Excerpted data:
# # #

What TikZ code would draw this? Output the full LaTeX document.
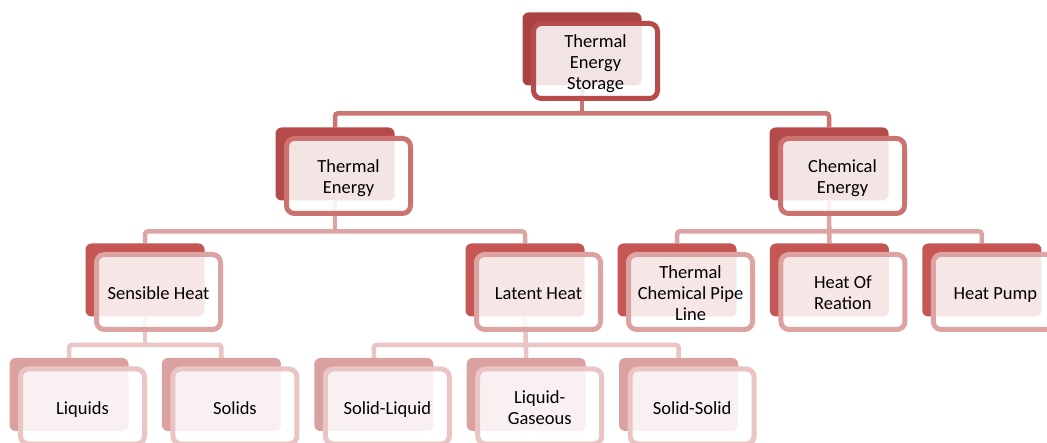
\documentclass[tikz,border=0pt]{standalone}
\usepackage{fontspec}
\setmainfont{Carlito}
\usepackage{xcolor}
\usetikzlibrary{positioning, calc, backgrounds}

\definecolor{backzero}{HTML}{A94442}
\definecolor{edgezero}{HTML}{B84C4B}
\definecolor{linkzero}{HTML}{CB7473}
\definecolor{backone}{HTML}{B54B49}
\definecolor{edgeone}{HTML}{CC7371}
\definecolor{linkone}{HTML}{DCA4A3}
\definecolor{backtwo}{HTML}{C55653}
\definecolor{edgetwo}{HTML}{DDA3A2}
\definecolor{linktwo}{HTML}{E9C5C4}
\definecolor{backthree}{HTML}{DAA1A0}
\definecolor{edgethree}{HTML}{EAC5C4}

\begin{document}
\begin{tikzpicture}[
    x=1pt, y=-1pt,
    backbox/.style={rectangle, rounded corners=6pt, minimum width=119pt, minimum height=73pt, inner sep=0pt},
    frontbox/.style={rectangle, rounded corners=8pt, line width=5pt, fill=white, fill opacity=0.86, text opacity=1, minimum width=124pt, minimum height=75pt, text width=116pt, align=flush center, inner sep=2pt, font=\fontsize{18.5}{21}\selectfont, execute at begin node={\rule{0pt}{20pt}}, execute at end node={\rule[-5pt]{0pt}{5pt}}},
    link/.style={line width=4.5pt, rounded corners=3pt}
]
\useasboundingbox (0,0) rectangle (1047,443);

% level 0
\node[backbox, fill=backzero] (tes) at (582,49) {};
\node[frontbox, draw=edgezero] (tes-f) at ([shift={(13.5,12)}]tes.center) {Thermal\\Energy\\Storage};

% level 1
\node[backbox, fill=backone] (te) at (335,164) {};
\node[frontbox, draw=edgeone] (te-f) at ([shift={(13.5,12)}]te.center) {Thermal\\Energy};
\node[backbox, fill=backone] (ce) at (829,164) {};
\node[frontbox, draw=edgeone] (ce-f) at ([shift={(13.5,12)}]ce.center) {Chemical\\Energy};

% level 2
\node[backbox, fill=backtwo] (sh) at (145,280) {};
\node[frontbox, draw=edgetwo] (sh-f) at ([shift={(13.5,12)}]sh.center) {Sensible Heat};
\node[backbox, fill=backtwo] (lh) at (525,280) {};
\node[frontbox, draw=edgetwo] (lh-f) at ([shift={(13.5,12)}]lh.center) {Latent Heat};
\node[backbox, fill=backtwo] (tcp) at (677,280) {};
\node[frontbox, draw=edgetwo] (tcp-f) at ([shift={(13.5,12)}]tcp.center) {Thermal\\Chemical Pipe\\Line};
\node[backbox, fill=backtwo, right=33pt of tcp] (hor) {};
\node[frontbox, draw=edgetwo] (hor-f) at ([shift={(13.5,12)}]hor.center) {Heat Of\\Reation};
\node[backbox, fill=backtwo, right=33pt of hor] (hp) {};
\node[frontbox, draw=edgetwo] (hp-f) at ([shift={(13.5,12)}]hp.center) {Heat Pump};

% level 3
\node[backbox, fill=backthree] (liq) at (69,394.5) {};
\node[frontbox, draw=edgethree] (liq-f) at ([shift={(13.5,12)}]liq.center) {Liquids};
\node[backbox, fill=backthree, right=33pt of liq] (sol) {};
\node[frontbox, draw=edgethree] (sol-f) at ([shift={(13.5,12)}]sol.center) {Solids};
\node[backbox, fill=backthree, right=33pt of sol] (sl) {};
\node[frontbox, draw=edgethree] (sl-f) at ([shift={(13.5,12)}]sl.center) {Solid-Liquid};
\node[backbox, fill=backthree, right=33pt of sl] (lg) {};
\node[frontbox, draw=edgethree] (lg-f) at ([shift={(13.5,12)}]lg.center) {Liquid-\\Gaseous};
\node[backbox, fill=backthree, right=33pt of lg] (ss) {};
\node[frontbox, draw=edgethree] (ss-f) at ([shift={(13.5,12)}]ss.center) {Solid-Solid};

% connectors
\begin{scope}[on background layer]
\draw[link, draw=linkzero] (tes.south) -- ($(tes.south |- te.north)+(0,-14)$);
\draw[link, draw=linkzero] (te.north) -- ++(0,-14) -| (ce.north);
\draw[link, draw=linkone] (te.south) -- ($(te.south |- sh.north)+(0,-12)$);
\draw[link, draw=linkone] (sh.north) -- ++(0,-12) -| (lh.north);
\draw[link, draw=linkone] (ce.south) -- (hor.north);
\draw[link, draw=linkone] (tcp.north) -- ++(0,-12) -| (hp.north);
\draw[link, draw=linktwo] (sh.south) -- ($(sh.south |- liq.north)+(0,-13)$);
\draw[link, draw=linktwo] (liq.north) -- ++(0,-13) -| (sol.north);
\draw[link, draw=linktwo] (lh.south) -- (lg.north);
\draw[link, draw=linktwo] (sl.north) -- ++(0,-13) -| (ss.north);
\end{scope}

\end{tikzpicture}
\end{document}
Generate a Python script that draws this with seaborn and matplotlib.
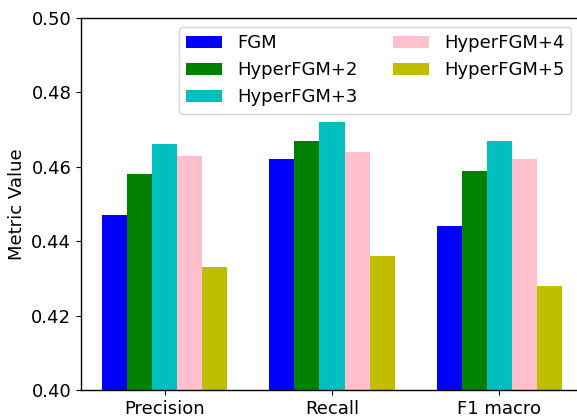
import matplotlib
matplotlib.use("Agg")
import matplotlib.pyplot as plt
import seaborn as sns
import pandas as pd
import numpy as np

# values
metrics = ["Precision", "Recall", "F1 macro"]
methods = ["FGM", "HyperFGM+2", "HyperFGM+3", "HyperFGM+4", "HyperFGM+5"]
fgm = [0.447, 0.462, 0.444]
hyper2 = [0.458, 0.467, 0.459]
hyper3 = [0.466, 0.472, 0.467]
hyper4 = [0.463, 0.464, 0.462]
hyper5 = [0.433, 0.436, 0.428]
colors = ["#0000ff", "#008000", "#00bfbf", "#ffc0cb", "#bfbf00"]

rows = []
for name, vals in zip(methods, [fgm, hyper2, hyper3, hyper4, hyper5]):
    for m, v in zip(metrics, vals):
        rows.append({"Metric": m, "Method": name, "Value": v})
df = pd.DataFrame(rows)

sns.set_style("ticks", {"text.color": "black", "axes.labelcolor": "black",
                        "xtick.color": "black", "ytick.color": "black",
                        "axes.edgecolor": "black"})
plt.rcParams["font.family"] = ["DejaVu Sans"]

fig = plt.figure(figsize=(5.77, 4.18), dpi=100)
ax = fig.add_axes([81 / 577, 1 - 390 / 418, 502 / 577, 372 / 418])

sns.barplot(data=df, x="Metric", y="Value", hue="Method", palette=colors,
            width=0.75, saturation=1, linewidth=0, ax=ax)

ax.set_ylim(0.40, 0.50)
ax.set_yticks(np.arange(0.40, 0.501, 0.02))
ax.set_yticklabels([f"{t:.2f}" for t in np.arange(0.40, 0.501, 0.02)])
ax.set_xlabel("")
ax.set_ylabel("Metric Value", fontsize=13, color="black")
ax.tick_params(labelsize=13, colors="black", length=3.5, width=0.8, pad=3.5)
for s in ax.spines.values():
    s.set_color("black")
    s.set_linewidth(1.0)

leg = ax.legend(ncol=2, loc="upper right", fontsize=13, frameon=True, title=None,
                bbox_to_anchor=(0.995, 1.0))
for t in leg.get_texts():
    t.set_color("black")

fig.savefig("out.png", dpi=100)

# # #

Exercise goal:
Identify the lines of the entries containing the string "seaborn". Copy each such line.

Task solution:
Generate a Python script that draws this with seaborn and matplotlib.
import seaborn as sns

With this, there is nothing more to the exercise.